A small herd of the endangered animal will be released in Kent woodlands to help restore an ancient habitat and its wildlife, conservationists have said.
Funded by players of the People’s Postcode Lottery, the £1 million project to reintroduce the animals will help secure the future of an endangered species and is aimed at helping to manage Blean Woods near Canterbury.
Their habitation will regenerate a former pine wood plantation by killing off trees thus creating a healthy mix of woodland, scrub and glades, boosting insect, bird and plant life.
The Kent woodlands will be a new home to one male and three female bison in spring 2022.
It is hoped the size of the herd will increase through natural breeding, with one calf per year the norm for each female.
The bison will come from the Netherlands or Poland, where releases have been successful and safe.
Since 1970, populations of Britain’s most important wildlife have declined at an average rate of 60% and Britain is now one of the most nature-depleted countries in the world, despite the best efforts of conservationists.
Paul Hadaway, from Kent Wildlife Trust, said: “The Wilder Blean project will prove that a wilder, nature-based solution is the right one to tackle the climate and nature crisis we now face. Using missing keystone species like bison to restore natural processes to habitats is the key to creating bio-abundance in our landscape.”
The European bison is the continent’s largest land mammal and adult males can weigh as much as a tonne. The species is known as an “ecosystem engineer” because of its ability to create and improve habitats for other species.
Their ability to fell trees by rubbing up against them, and eating the bark, creates space for a wide range of other species to thrive.
The bison will be accompanied by other grazing animals creating stronger habitats through natural processes that will withstand the current environmental crisis and species decline, and in the long run, reverse it.
The steppe bison is thought to have roamed the UK until about 6,000 years ago, when hunting and changes in habitat led to its global extinction.
The European bison that will be released in Kent is a descendant of this species and its closest living relative.
The project will cover 500 hectares (1,236 acres), with the bison first placed in a 150-hectare area where there are no right-of-way footpaths.

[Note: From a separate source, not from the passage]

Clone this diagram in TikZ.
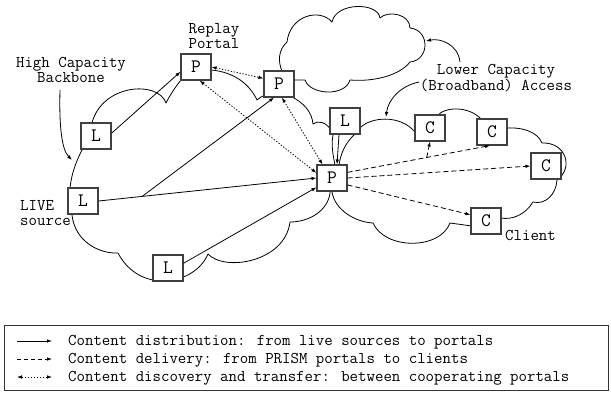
\documentclass[tikz,border=0pt]{standalone}
\usepackage{fontspec}
\usetikzlibrary{arrows.meta,calc}
\begin{document}
\begin{tikzpicture}[x=1pt,y=-1pt,
  lbl/.style={font=\ttfamily\fontsize{16.4}{15}\selectfont, inner sep=0pt, align=center},
  ebox/.style={draw=black!75, line width=1.1pt, fill=white, minimum width=30pt, minimum height=26pt, inner sep=0pt, font=\ttfamily\fontsize{19}{19}\selectfont},
  cloudline/.style={line width=0.8pt, line join=round},
  arrowtip/.style={-{Latex[length=5pt,width=3.6pt]}},
  dist/.style={line width=0.8pt, arrowtip},
  deliv/.style={line width=0.8pt, dash pattern=on 5pt off 3pt, arrowtip},
  disc/.style={line width=0.8pt, dash pattern=on 1.3pt off 1.7pt, {Latex[length=5pt,width=3.6pt]}-{Latex[length=5pt,width=3.6pt]}},
  lead/.style={line width=0.8pt, arrowtip}
]
\useasboundingbox (0,0) rectangle (611,392);

% backbone cloud
\draw[cloudline] (92,123) .. controls (102,84) and (158,80) .. (166,103)
 .. controls (170,95) and (176,86) .. (181,80)
 -- (211,70)
 .. controls (235,72) and (250,85) .. (257,100)
 .. controls (259,98) and (262,96) .. (266,95)
 -- (290,96)
 .. controls (305,103) and (312,113) .. (313,124)
 .. controls (318,120) and (326,122) .. (331,130)
 -- (333,135)
 .. controls (331,145) and (333,155) .. (335,165)
 -- (330,193)
 .. controls (328,210) and (310,222) .. (290,222)
 .. controls (285,262) and (225,272) .. (208,254)
 .. controls (195,285) and (140,295) .. (118,253)
 .. controls (100,254) and (75,242) .. (72,215)
 -- (70,188)
 .. controls (72,170) and (78,158) .. (82,150)
 -- cycle;

% access cloud
\draw[cloudline] (360,128) .. controls (370,117) and (400,114) .. (415,132)
 -- (437,116)
 .. controls (445,106) and (470,106) .. (482,120)
 -- (506,128)
 .. controls (525,127) and (538,133) .. (542,143)
 .. controls (566,142) and (574,168) .. (557,180)
 .. controls (556,195) and (545,205) .. (533,202)
 .. controls (525,215) and (512,220) .. (501,218)
 -- (472,226)
 -- (450,223)
 .. controls (440,250) and (385,250) .. (373,223)
 .. controls (355,222) and (335,210) .. (332,192)
 -- (339,166)
 .. controls (340,155) and (345,143) .. (355,134)
 -- cycle;

% upper cloud
\draw[cloudline] (295,80) -- (305,80)
 .. controls (310,95) and (345,97) .. (350,80)
 .. controls (375,82) and (400,75) .. (410,62)
 .. controls (430,60) and (430,30) .. (410,28)
 .. controls (410,14) and (388,10) .. (380,18)
 .. controls (378,2) and (336,2) .. (332,22)
 .. controls (320,8) and (290,15) .. (287,42)
 .. controls (278,50) and (278,62) .. (282,71)
 -- cycle;

% boxes
\node[ebox] (P1) at (196,67) {P};
\node[ebox] (P2) at (279,84) {P};
\node[ebox] (L1) at (96,136) {L};
\node[ebox] (L2) at (83,201) {L};
\node[ebox] (L3) at (168,268) {L};
\node[ebox] (L4) at (345,121) {L};
\node[ebox] (Pc) at (332,178) {P};
\node[ebox] (C1) at (430,128) {C};
\node[ebox] (C2) at (492,132) {C};
\node[ebox] (C3) at (546,166) {C};
\node[ebox] (C4) at (486,221) {C};

% content distribution
\draw[dist] (L1.10) -- (P1.197);
\draw[dist] (L2.east) -- (Pc.west);
\coordinate (br1) at ($(L2.east)!0.2!(Pc.west)$);
\draw[dist] (br1) -- (P2.250);
\draw[dist] (L3.17) -- (Pc.211);
\draw[dist] ([xshift=-6pt]L4.south) -- ([xshift=5pt]Pc.north);

% content delivery
\coordinate (c2in) at ([xshift=-2pt]C2.south);
\draw[deliv] (Pc.20) -- (c2in);
\coordinate (br2) at ($(Pc.20)!0.556!(c2in)$);
\draw[deliv] (br2) -- (C1.south);
\draw[deliv] (Pc.east) -- (C3.west);
\draw[deliv] (Pc.336) -- (C4.158);

% content discovery
\draw[disc] (P1.east) -- (P2.160);
\draw[disc] (P1.285) -- (Pc.162);
\draw[disc] (P2.282) -- (Pc.125);

% labels
\node[lbl] (rp) at (214,36) {Replay\\Portal};
\node[lbl] (hcb) at (71,70) {High Capacity\\Backbone};
\node[lbl] (lca) at (496,78) {Lower Capacity\\(Broadband) Access};
\node[lbl, align=left, anchor=west] (live) at (20,213) {LIVE\\source};
\node[lbl, anchor=west] (cl) at (505,235) {Client};

% leaders
\coordinate (hs) at (60,90); \coordinate (ht) at (72,160);
\draw[lead] (hs) .. controls (59,128) and (62,150) .. (ht);
\coordinate (ls1) at (460,62); \coordinate (lt1) at (426,41);
\draw[lead] (ls1) .. controls (458,44) and (440,38) .. (lt1);
\coordinate (ls2) at (419,82); \coordinate (lt2) at (386,117);
\draw[lead] (ls2) .. controls (400,86) and (388,100) .. (lt2);

% legend
\draw[line width=0.9pt, draw=black!80] (4,325) rectangle (608,390);
\coordinate (la1) at (17,341); \coordinate (lb1) at (52,341);
\coordinate (la2) at (17,359); \coordinate (lb2) at (52,359);
\coordinate (la3) at (17,377); \coordinate (lb3) at (52,377);
\draw[dist] (la1) -- (lb1);
\draw[deliv, dash pattern=on 4pt off 3pt] (la2) -- (lb2);
\draw[disc] (la3) -- (lb3);
\node[lbl, anchor=base west] (t1) at (68,345.5) {Content distribution: from live sources to portals};
\node[lbl, anchor=base west] (t2) at (68,363.5) {Content delivery: from PRISM portals to clients};
\node[lbl, anchor=base west] (t3) at (68,381.5) {Content discovery and transfer: between cooperating portals};
\end{tikzpicture}
\end{document}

Once the bison are settled, the public will be able to visit the area with rangers and watch the animals from viewing platforms.
“The partners in the Kent project have long dreamed of restoring the true wild woodlands that have been missing from England for too long,” said Paul Whitfield, of Wildwood Trust, the native species conservation charity that will ensure the welfare of the bison.
“People will be able to experience nature in a way they haven’t before, connecting them back to the natural world around them in a deeper way.”